This was a very cool story about a young woman with psychic abilities. The protagonist tells the story from her childhood. Her father died while she was young and her mother called on her dear sister Alice to come stay with them. But Aunt Alice never arrived. Her train came to the station but she was not on it. The narrator’s mother is distraught. They believe Alice is dead, but not knowing is even worse.
Sometime later, they are looking for a handmaiden. They came upon an orphaned girl named Selphar (!) She was bland and sensible–the perfect disposition. So it comes as a surprise when after several months of calm employment she claims to be able to see an item outside that was lost under the snow. Or when she can tell that robbers are trying to break into the house. When she had these visions she went into a trance state and remembered nothing about the time. Finally, after finding a knife that someone dropped at the picnic site several miles away, she told everyone that she could see Alice, alive and well. What can be the meaning of this?
EMMA FRANCES DAWSON-“An Itinerant House” (1878)
I didn’t really enjoy this story that much because the characters were constantly quoting from other works–novels, Shakespeare, songs–it was very distracting. Essentially a woman dies unexpectedly. The scientists know that they can bring her back with a charge of electricity. And indeed it works. But she is angered that they roused her. She was dead but now she is in hell and she sends god’s curses on them. Then as far as I can tell, the house that the woman died in follows them around like the Flying Dutchman, bringing its curse with it,
MRS. J.H. (CHARLOTTE) RIDDELL-“Nut Bush Farm” (1882)
Riddell was a very popular Irish writer. This story is noteworthy because there is a strong independent woman at the center of it.
A man meets the strong women when he wants to rent her property to farm it. She is tough and knows what she wants and what to expect from a tenant–especially since the last one took off on her and left her with a monetary loss. The narrator promises he’s trustworthy and they enter an agreement.
It soon turns out that people think the property is haunted. He says he could never bring his weak wife or small child to a haunted farm, so he prepares the land for use and tries to get o the bottom of things,
The tenant who left has two stories told about him: he either ran off with a pretty young girl leaving is wife and child behind, or he was killed. Most people believe he ran off with the girl (even if it was very against his character) because he was never seen again.
But the ghostly figure that people talk about and which the narrator sees one night, looks just like the former tenant. The story leaves the reader to judge what is and isn’t real.

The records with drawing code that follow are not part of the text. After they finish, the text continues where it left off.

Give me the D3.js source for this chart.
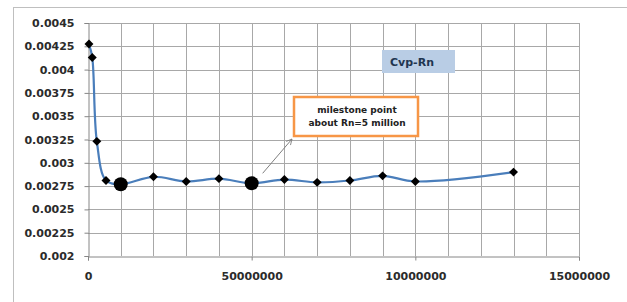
<!DOCTYPE html>
<html>
<head>
<meta charset="utf-8">
<script src="https://cdn.jsdelivr.net/npm/d3@7"></script>
<style>
  body { margin: 0; background: #fff; }
  svg { display: block; }
</style>
</head>
<body>
<div id="chart"></div>
<script>
// Cvp against Rn
const rn = [300000, 1300000, 2700000, 5500000, 10000000, 20000000, 30000000, 40000000,
            50000000, 60000000, 70000000, 80000000, 90000000, 100000000, 130000000];
const cvp = [0.004275, 0.00413, 0.00323, 0.00281, 0.00277, 0.00285, 0.0028, 0.00283,
             0.00278, 0.00282, 0.00279, 0.00281, 0.00286, 0.0028, 0.0029];
const milestones = [10000000, 50000000];

const xTicks = [0, 50000000, 100000000, 150000000];
const xTickLabels = ["0", "50000000", "10000000", "15000000"];
const xGrid = [10000000, 20000000, 30000000, 40000000, 50000000, 60000000, 70000000,
               80000000, 90000000, 100000000, 110000000, 120000000, 130000000, 140000000, 150000000];
const yTicks = [0.002, 0.00225, 0.0025, 0.00275, 0.003, 0.00325, 0.0035, 0.00375, 0.004, 0.00425, 0.0045];
const yTickLabels = ["0.002", "0.00225", "0.0025", "0.00275", "0.003", "0.00325", "0.0035", "0.00375", "0.004", "0.00425", "0.0045"];

const width = 627;
const height = 302;
const margin = { left: 88, right: 48, top: 23, bottom: 46 };

function createChart() {
    const svg = d3.select("#chart")
        .append("svg")
        .attr("width", width)
        .attr("height", height);

    // outer chart frame
    svg.append("rect")
        .attr("x", 13.5).attr("y", 7.5)
        .attr("width", 640).attr("height", 320)
        .attr("fill", "#fff")
        .attr("stroke", "#bfbfbf");

    const x = d3.scaleLinear().domain([0, 150000000]).range([margin.left, width - margin.right]);
    const y = d3.scaleLinear().domain([0.002, 0.0045]).range([height - margin.bottom, margin.top]);

    // gridlines
    const grid = svg.append("g").attr("class", "grid");
    grid.selectAll("rect.v")
        .data(xGrid)
        .join("rect")
        .attr("class", "v")
        .attr("x", d => Math.round(x(d)))
        .attr("y", y(0.0045))
        .attr("width", 1)
        .attr("height", y(0.002) - y(0.0045))
        .attr("fill", "#a8a8a8");
    grid.selectAll("rect.h")
        .data(yTicks.slice(1))
        .join("rect")
        .attr("class", "h")
        .attr("x", x(0))
        .attr("y", d => Math.round(y(d)))
        .attr("width", x(150000000) - x(0))
        .attr("height", 1)
        .attr("fill", "#a8a8a8");

    // axes
    const yAxis = svg.append("g")
        .attr("transform", `translate(${x(0) + 0.5},0)`)
        .call(d3.axisLeft(y).tickValues(yTicks).tickSize(4).tickPadding(10)
            .tickFormat((d, i) => yTickLabels[i]));
    const xAxis = svg.append("g")
        .attr("transform", `translate(0,${Math.round(y(0.002)) + 0.5})`)
        .call(d3.axisBottom(x).tickValues(xTicks).tickSize(4).tickPadding(12)
            .tickFormat((d, i) => xTickLabels[i]));

    [xAxis, yAxis].forEach(a => {
        a.select(".domain").attr("stroke", "#868686");
        a.selectAll(".tick line").attr("stroke", "#868686");
        a.selectAll("text")
            .attr("fill", "#2b2b2b")
            .style("font-family", "'DejaVu Sans', sans-serif")
            .style("font-weight", "bold")
            .style("font-size", "11px");
    });

    // series line
    const line = d3.line()
        .x((d, i) => x(rn[i]))
        .y(d => y(d))
        .curve(d3.curveCatmullRom.alpha(0.5));

    svg.append("path")
        .datum(cvp)
        .attr("fill", "none")
        .attr("stroke", "#4a7ebb")
        .attr("stroke-width", 2.2)
        .attr("d", line);

    // markers
    const pts = rn.map((r, i) => ({ r, v: cvp[i] }));
    svg.selectAll("path.mk")
        .data(pts.filter(p => !milestones.includes(p.r)))
        .join("path")
        .attr("class", "mk")
        .attr("d", d3.symbol().type(d3.symbolSquare).size(40))
        .attr("transform", d => `translate(${x(d.r)},${y(d.v)}) rotate(45)`)
        .attr("fill", "#000");
    svg.selectAll("circle.big")
        .data(pts.filter(p => milestones.includes(p.r)))
        .join("circle")
        .attr("class", "big")
        .attr("cx", d => x(d.r))
        .attr("cy", d => y(d.v))
        .attr("r", 7)
        .attr("fill", "#000");

    // series label box
    svg.append("rect")
        .attr("x", 382).attr("y", 50)
        .attr("width", 73).attr("height", 23)
        .attr("fill", "#b9cde5");
    svg.append("text")
        .attr("x", 390).attr("y", 66)
        .attr("fill", "#1f3550")
        .style("font-family", "'DejaVu Sans', sans-serif")
        .style("font-weight", "bold")
        .style("font-size", "11px")
        .text("Cvp-Rn");

    // milestone annotation
    const mx = x(50000000), my = y(0.00278);
    svg.append("defs").append("marker")
        .attr("id", "arrow")
        .attr("viewBox", "0 0 10 10")
        .attr("refX", 9).attr("refY", 5)
        .attr("markerWidth", 7).attr("markerHeight", 7)
        .attr("orient", "auto")
        .append("path")
        .attr("d", "M1,1 L9,5 L1,9")
        .attr("fill", "none")
        .attr("stroke", "#7f7f7f")
        .attr("stroke-width", 1.2);
    svg.append("line")
        .attr("x1", mx + 11).attr("y1", my - 10)
        .attr("x2", 292).attr("y2", 139)
        .attr("stroke", "#7f7f7f")
        .attr("stroke-width", 1)
        .attr("marker-end", "url(#arrow)");

    svg.append("rect")
        .attr("x", 294).attr("y", 97)
        .attr("width", 124).attr("height", 39)
        .attr("fill", "#fff")
        .attr("stroke", "#f79646")
        .attr("stroke-width", 2.5);
    svg.append("text")
        .attr("x", 357).attr("y", 113)
        .attr("text-anchor", "middle")
        .attr("fill", "#222")
        .style("font-family", "'DejaVu Sans', sans-serif")
        .style("font-weight", "bold")
        .style("font-size", "9px")
        .selectAll("tspan")
        .data(["milestone point", "about Rn=5 million"])
        .join("tspan")
        .attr("x", 357)
        .attr("dy", (d, i) => i ? 13 : 0)
        .text(d => d);
}

createChart();
</script>
</body>
</html>
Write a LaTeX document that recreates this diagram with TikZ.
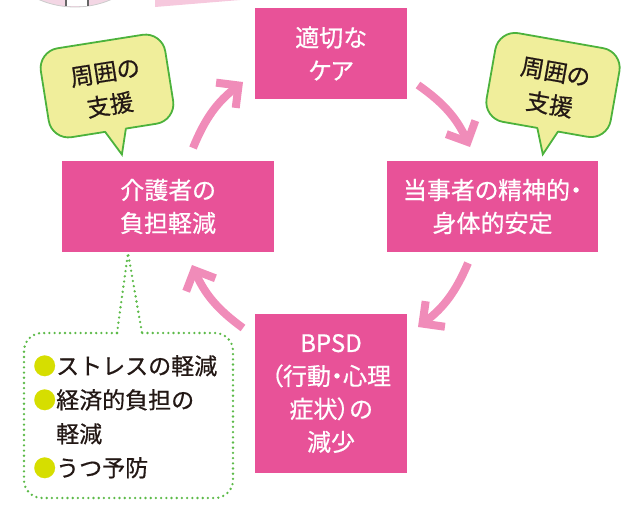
\documentclass[tikz,border=0pt]{standalone}
\usepackage{fontspec}
\setmainfont{Noto Sans CJK JP}[RawFeature={+palt}, FakeBold=0.6]
\newfontfamily\jpfix{Noto Sans CJK JP}[FakeBold=0.6]
\usetikzlibrary{arrows.meta}
\definecolor{boxc}{RGB}{232,82,152}
\definecolor{arrowc}{RGB}{240,140,185}
\definecolor{bubfill}{RGB}{240,238,155}
\definecolor{bubline}{RGB}{76,178,60}
\definecolor{dotc}{RGB}{92,186,72}
\definecolor{txtc}{RGB}{35,24,21}
\definecolor{bulletc}{RGB}{214,222,0}
\definecolor{wedgec}{RGB}{246,200,221}
\definecolor{discc}{RGB}{243,214,228}
\tikzset{
  pinkbox/.style={fill=boxc, text=white, inner sep=0pt, align=center,
    font=\fontsize{24}{33}\selectfont},
  cyc/.style={draw=arrowc, line width=8pt,
    -{Straight Barb[length=16pt,width=32pt,line cap=butt,line join=miter]}},
  bubshape/.style={fill=bubfill, draw=bubline, line width=1.8pt},
  bubtext/.style={text=txtc, align=center, inner sep=0pt,
    font=\fontsize{23.5}{33}\selectfont},
  dotline/.style={draw=dotc, line width=2.6pt, line cap=round,
    dash pattern=on 0pt off 5.2pt},
  listtext/.style={text=txtc, align=left, inner sep=0pt,
    font=\jpfix\fontsize{23}{34}\selectfont}
}
\begin{document}
\begin{tikzpicture}[x=1pt,y=-1pt]
\path[use as bounding box] (0,0) rectangle (621,504);
% cropped remnants at the top edge
\fill[wedgec] (155,0) -- (155,7) -- (240,0) -- cycle;
\begin{scope}
\clip (0,0) rectangle (621,20);
\fill[discc] (75,-84) circle (91);
\draw[black!20, line width=0.8pt] (75,-84) circle (91);
\fill[white] (67,0) rectangle (87,6);
\draw[black!60, line width=1.6pt] (66,0) -- (66,6) (88,0) -- (88,6);
\end{scope}

% boxes
\node[pinkbox, minimum width=152pt, minimum height=91pt] (care) at (331,53.5) {適切な\\ケア};
\node[pinkbox, minimum width=211pt, minimum height=91pt] (self) at (492.5,206.5) {当事者の精神的・\\身体的安定};
\node[pinkbox, minimum width=212pt, minimum height=91pt] (carer) at (168,206.5) {介護者の\\負担軽減};
\node[pinkbox, minimum width=152pt, minimum height=159pt] (bpsd) at (331,393.5) {BPSD\\（行動・心理\\症状）の\\減少};

% cycle arrows
\coordinate (a1s) at (193,148); \coordinate (a1e) at (243,82);
\coordinate (a2s) at (418,85);  \coordinate (a2e) at (470,147);
\coordinate (a3s) at (468,263); \coordinate (a3e) at (418,327);
\coordinate (a4s) at (243,328); \coordinate (a4e) at (192,265);
\draw[cyc] (a1s) to[bend left=15] (a1e);
\draw[cyc] (a2s) to[bend left=15] (a2e);
\draw[cyc] (a3s) to[bend left=15] (a3e);
\draw[cyc] (a4s) to[bend left=15] (a4e);

% left speech bubble
\begin{scope}[shift={(107,86)}, rotate=9]
\draw[bubshape, rounded corners=20] (-63,-45) rectangle (63,45);
\fill[bubfill] (-9,43) -- (4,70) -- (12,43) -- cycle;
\draw[bubline, line width=1.8pt, line join=miter] (-9,45) -- (4,70) -- (12,45);
\node[bubtext, rotate=9] (bubL) at (0,3) {周囲の\\支援};
\end{scope}

% right speech bubble
\begin{scope}[shift={(553,85)}, rotate=-10]
\draw[bubshape, rounded corners=20] (-63,-45) rectangle (63,45);
\fill[bubfill] (-8,43) -- (2,70) -- (13,43) -- cycle;
\draw[bubline, line width=1.8pt, line join=miter] (-8,45) -- (2,70) -- (13,45);
\node[bubtext, rotate=-10] (bubR) at (0,3.5) {周囲の\\支援};
\end{scope}

% dotted callout
\coordinate (tip) at (128,253);
\coordinate (tl) at (117,333);
\coordinate (tr) at (142,333);
\draw[dotline, rounded corners=18] (tl) -- (24,333) -- (24,498) -- (233,498) -- (233,333) -- (tr);
\draw[dotline] (tl) -- (tip) -- (tr);
\node[listtext, anchor=north west] (list) at (33,355)
  {\textcolor{bulletc}{●}ストレスの軽減\\
   \textcolor{bulletc}{●}経済的負担の\\
   \hspace{1em}軽減\\
   \textcolor{bulletc}{●}うつ予防};
\end{tikzpicture}
\end{document}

SARAH ORNE JEWETT-The Gray Man (1886)
Jewett wrote many regional story about Maine, but she also wrote supernatural stories as well.
A man moves to a village. He is friendly and helpful–offering to do anything for anyone. But he never smiles, and people find this very disconcerting. People started to make up stories about him until one day he just disappeared.
OLIVE SCHREINER-In a Far-Off World” (1890)
The whole reason I go out this book was because I had read bout Schreiner in another novel [Finuala Dowling’s Okay Okay Okay]. In that novel the young protagonist was writing a paper about Olive and spoke very highly over her. I couldn’t fond any of her novels, but I saw that she had a story in this book. She mostly wrote about racism and feminism in South Africa, but this story (which is barely two pages long) is a dream-like tale of true love
A young couple seemed to be in love. On a moonless night the woman happened upon a shrine and said a prayer. She offers her man the best of all blessings–that which is best for him. Moments later she sees him on a boat sailing away.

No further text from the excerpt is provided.